Umm el-Qaab VII
Private Stelae of the Early Dynastic Period from the Royal Cemetery at Abydos
Produktform: Buch / Einband - fest (Hardcover)
The objects published in this catalogue by Geoffrey T. Martin are stelae (gravestones), over 350 in number, most of which commemorate administrators, priests, attendants, artisans, and others who formed part of the entourage of Egypt’s earliest kings, interred in the ancestral royal cemetery at Abydos in southern Egypt at the beginning of the fourth millennium BC. A surprising number are inscribed for women, who do not for the most part have titles, though it cannot automatically be assumed that they were members of the royal harem. Most of the stelae were excavated more than a century ago, but have never received definitive publication. Others have been found more recently by German and American expeditions.
The large rectangular mud-brick tombs of the early kings were enclosed by subsidiary graves, on which the stelae studied in this volume were erected. Thus, the rulers were surrounded in death as they were in life by their officials and attendants.

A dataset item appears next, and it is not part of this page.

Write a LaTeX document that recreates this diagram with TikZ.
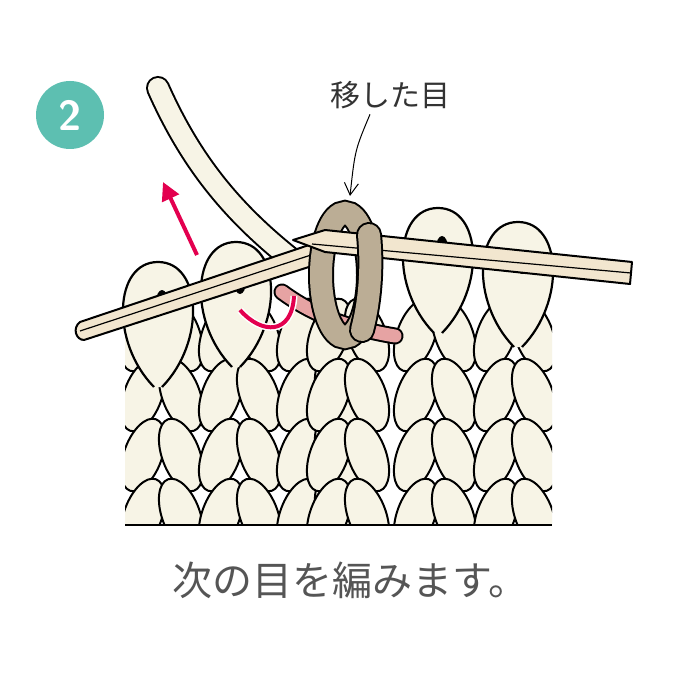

The inscriptions on the stelae ‒ some of the earliest in the history of mankind ‒ are fundamental not only for the analysis of the emergence of the hieroglyphic script (some of the signs are unique to the First Dynasty) but also for the study of the development of the embryo Egyptian state following the unification of the separate kingdoms of Upper and Lower Egypt between 3100 and 3000 BC.